■ Written task: Among the records that follow, set down only the lines from the one containing "Convert this chart" to the one containing "const privatSverige = [19.2, 20.3, 22.6];", both included, exactly.

■ Data:
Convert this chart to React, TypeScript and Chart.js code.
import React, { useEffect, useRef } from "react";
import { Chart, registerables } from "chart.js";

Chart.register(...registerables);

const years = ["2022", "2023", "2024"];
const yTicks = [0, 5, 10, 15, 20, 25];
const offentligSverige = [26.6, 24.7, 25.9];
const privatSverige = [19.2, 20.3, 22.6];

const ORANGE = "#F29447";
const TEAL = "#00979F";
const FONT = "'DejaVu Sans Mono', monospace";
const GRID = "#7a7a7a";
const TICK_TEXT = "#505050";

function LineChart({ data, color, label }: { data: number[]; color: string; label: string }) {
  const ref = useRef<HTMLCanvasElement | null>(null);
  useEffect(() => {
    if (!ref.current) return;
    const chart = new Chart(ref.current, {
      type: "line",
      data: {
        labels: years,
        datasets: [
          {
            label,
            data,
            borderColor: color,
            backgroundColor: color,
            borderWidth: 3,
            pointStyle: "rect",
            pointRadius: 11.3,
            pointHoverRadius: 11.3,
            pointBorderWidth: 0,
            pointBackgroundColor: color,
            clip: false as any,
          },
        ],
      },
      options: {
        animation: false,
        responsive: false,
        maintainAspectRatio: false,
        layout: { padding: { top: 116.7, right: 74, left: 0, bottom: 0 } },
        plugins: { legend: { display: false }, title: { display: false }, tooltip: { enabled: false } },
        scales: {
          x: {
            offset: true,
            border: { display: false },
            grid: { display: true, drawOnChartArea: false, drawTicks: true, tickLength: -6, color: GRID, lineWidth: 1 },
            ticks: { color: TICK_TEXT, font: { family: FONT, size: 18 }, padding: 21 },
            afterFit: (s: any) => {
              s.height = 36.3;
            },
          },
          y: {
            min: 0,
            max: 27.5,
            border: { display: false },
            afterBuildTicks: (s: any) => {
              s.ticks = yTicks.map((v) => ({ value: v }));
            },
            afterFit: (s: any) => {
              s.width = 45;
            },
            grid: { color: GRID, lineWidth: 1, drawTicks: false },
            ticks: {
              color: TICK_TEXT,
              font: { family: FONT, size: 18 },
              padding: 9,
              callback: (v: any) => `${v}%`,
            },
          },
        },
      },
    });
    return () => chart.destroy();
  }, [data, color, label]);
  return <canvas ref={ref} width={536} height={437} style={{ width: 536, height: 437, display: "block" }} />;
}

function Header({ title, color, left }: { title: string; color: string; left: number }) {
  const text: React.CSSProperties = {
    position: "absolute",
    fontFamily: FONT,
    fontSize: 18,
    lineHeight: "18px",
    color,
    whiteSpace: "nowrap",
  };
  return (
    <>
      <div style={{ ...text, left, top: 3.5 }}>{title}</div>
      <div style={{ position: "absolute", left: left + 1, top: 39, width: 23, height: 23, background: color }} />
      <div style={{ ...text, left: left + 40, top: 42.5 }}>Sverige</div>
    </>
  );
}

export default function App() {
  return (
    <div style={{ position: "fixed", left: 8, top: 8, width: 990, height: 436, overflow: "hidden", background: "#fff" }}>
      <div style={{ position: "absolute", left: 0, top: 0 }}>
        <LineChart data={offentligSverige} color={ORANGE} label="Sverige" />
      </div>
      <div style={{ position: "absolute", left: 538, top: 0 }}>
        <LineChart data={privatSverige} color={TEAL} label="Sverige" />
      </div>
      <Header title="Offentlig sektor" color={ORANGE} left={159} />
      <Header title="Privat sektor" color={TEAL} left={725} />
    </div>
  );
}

==

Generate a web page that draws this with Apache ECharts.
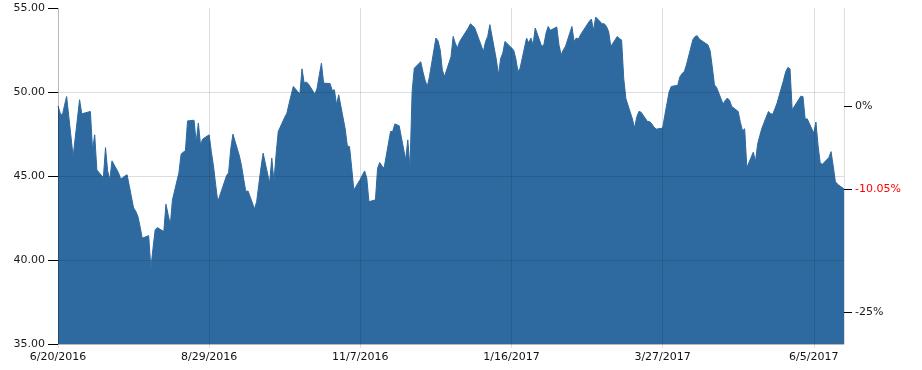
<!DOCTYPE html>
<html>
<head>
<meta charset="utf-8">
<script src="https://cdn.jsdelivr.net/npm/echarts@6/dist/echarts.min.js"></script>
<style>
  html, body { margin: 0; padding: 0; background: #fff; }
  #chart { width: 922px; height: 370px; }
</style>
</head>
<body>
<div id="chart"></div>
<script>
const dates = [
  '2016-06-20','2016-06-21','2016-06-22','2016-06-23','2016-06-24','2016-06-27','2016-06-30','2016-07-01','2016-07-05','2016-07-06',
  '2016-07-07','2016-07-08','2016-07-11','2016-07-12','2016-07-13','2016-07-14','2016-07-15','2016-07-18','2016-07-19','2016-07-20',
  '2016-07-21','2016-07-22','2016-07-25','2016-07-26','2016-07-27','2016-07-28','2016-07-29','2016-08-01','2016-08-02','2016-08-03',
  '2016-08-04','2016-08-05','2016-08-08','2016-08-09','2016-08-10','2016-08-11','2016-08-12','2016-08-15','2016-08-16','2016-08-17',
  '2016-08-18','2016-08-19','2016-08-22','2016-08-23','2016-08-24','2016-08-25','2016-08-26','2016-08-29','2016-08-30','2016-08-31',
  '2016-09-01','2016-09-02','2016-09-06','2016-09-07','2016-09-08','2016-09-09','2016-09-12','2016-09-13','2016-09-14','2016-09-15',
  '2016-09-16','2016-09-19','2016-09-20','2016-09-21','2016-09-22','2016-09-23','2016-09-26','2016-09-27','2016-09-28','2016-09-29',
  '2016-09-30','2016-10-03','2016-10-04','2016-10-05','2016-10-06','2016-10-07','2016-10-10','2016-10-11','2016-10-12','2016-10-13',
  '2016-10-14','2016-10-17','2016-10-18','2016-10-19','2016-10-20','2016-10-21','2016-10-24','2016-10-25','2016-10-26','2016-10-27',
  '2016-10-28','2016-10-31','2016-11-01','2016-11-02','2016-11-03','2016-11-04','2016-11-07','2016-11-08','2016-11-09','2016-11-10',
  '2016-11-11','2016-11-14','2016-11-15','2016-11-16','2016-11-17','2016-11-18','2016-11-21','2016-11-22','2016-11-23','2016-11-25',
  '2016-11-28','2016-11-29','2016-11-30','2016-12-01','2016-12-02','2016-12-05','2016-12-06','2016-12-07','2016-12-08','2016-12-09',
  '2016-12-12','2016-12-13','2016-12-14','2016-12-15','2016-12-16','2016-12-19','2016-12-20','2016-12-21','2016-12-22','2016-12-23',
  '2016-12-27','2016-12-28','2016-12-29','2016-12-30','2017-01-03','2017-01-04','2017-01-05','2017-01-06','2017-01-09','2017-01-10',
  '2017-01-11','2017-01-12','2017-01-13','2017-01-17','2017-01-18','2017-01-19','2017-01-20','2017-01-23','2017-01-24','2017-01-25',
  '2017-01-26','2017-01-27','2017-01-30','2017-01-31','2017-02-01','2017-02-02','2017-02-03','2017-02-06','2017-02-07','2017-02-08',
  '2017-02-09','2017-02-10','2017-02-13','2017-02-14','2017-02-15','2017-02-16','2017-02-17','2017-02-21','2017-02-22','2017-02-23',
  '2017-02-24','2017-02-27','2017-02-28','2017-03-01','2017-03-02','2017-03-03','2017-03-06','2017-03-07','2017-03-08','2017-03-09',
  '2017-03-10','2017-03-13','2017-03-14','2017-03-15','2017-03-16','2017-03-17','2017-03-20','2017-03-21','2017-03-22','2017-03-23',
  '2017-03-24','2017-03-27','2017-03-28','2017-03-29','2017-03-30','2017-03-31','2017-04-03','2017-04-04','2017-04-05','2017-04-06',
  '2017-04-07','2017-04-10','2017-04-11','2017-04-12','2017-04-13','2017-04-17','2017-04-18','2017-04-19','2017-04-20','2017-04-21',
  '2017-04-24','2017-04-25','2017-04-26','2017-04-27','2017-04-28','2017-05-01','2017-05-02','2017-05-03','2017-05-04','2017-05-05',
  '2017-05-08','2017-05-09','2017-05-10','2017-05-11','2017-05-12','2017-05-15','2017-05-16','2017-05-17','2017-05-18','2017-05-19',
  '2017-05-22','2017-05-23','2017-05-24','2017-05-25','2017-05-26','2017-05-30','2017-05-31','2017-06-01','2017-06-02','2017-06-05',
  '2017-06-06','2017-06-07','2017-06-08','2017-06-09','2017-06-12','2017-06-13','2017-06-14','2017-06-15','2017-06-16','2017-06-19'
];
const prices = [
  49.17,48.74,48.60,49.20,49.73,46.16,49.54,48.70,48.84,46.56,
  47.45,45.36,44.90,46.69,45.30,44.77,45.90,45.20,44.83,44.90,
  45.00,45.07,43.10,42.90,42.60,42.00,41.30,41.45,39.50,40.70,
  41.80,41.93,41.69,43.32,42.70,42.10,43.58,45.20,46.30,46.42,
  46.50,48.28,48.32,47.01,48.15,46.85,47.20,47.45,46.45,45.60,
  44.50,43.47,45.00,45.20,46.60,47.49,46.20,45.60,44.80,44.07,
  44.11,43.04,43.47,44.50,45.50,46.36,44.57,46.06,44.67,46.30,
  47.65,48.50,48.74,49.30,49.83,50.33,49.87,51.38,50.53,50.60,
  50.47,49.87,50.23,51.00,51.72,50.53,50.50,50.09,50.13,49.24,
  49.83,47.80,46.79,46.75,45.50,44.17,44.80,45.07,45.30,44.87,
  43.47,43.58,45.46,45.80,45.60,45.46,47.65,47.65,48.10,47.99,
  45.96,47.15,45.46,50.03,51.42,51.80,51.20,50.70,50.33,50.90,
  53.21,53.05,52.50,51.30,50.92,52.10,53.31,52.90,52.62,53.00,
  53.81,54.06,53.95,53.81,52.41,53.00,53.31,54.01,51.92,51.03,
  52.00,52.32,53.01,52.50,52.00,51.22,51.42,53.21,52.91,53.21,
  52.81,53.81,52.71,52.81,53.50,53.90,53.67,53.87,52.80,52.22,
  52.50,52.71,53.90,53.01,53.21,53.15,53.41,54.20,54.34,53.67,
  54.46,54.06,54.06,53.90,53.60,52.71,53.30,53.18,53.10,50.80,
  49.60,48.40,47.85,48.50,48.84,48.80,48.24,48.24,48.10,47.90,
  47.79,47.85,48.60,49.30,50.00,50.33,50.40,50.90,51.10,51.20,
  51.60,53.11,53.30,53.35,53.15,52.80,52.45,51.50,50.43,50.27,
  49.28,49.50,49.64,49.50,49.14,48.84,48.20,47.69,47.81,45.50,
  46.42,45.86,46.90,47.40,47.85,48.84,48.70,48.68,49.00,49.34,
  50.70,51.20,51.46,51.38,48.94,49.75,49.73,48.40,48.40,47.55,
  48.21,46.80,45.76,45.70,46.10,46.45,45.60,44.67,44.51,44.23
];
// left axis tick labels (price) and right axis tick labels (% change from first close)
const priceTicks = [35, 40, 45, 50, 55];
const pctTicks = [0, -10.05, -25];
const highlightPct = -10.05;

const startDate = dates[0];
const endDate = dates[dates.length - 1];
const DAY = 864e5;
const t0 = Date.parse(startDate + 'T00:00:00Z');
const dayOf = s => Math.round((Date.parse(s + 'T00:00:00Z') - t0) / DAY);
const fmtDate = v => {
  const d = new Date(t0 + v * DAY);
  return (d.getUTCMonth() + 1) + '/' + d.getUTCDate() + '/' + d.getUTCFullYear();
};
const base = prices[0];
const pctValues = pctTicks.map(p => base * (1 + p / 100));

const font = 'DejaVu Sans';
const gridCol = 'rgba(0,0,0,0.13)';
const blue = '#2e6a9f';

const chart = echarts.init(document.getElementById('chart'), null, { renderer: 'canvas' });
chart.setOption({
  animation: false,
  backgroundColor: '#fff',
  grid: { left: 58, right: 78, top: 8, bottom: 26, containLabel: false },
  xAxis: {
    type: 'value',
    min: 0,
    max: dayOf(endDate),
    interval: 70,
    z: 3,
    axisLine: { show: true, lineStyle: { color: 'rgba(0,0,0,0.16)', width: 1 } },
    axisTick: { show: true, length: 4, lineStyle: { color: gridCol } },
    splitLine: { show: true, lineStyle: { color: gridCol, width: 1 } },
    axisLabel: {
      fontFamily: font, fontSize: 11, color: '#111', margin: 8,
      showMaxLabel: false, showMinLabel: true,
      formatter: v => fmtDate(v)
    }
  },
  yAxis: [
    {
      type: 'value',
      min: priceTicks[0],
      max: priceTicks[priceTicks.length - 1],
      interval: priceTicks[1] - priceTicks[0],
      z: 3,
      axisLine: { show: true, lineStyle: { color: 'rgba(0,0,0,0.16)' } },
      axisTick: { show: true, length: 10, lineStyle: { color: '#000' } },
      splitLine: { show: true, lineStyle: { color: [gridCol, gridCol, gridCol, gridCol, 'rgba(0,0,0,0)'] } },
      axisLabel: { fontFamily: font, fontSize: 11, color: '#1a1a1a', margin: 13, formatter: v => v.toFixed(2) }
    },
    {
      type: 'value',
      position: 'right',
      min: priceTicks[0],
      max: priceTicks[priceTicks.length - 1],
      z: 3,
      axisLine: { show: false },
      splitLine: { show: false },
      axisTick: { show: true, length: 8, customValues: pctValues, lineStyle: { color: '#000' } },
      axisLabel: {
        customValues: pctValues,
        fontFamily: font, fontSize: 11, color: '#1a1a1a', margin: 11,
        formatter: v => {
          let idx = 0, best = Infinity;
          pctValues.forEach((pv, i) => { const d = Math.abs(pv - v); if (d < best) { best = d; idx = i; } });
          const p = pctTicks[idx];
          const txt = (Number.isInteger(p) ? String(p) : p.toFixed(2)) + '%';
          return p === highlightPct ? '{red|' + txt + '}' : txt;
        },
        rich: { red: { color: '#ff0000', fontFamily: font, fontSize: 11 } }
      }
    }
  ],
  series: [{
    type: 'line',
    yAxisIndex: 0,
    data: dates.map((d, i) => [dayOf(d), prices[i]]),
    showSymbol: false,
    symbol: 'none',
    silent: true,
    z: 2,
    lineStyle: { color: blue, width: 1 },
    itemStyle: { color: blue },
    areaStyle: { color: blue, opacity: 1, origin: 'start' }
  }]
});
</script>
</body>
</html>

* * *

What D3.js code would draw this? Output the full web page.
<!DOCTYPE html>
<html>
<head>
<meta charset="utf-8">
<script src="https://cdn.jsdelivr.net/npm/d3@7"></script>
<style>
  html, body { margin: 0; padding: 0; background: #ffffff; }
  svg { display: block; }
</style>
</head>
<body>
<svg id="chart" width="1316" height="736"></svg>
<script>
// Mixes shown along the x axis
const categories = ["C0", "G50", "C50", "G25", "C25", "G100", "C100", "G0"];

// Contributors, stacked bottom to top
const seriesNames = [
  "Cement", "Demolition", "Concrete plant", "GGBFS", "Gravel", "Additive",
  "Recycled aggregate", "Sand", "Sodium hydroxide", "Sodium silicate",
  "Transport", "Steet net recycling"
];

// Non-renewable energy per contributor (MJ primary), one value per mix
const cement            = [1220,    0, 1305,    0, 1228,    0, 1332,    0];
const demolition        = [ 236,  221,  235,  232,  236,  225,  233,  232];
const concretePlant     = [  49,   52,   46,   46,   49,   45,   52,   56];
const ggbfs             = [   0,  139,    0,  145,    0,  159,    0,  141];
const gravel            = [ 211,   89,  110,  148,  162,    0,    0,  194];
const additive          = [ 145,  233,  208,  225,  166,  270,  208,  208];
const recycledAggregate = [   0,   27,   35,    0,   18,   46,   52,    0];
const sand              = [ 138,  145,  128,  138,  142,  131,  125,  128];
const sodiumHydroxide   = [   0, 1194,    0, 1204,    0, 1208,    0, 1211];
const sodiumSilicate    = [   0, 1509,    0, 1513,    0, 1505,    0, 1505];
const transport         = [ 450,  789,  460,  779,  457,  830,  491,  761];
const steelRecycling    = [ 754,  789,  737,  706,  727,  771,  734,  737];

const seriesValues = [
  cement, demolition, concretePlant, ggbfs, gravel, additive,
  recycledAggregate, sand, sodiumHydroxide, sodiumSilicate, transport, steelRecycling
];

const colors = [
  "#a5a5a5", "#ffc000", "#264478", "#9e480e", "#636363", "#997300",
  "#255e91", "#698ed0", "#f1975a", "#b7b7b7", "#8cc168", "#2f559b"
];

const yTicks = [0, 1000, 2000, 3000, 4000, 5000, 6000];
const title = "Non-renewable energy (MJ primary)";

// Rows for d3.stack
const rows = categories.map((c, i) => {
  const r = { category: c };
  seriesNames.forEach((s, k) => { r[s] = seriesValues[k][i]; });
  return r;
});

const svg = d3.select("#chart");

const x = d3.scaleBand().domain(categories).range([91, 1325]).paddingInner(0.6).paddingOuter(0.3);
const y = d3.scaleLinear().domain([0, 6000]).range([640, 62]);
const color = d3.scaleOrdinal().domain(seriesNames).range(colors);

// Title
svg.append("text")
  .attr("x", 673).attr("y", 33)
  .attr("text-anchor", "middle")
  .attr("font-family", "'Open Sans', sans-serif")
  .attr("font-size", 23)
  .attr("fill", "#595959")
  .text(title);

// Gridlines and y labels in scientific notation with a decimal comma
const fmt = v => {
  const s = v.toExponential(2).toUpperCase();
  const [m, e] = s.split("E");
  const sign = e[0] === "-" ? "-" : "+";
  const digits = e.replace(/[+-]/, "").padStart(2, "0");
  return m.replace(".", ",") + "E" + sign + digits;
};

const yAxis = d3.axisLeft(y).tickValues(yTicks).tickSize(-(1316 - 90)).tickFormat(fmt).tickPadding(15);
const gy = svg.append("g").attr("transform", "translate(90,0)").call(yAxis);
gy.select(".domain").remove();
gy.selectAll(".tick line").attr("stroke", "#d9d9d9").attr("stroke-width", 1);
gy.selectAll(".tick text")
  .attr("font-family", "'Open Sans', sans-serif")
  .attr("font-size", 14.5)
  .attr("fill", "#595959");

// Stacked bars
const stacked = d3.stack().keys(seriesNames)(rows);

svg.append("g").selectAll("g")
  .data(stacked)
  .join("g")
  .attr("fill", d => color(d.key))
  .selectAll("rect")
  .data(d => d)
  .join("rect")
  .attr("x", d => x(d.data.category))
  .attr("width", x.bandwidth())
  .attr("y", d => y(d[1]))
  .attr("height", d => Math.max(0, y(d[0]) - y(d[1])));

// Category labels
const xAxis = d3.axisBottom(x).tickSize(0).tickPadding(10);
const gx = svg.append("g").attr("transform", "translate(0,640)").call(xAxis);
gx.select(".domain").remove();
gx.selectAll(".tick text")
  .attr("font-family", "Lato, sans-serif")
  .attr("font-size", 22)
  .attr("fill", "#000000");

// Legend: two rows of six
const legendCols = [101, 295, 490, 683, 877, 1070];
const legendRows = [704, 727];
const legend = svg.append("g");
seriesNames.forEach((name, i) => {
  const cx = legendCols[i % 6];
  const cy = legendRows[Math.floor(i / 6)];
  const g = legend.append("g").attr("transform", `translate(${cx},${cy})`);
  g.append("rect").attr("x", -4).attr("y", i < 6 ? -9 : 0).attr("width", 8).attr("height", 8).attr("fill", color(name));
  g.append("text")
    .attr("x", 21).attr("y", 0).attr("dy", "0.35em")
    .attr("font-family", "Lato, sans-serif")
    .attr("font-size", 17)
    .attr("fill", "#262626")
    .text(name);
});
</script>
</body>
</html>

■ Solution to this problem:
Convert this chart to React, TypeScript and Chart.js code.
import React, { useEffect, useRef } from "react";
import { Chart, registerables } from "chart.js";

Chart.register(...registerables);

const years = ["2022", "2023", "2024"];
const yTicks = [0, 5, 10, 15, 20, 25];
const offentligSverige = [26.6, 24.7, 25.9];
const privatSverige = [19.2, 20.3, 22.6];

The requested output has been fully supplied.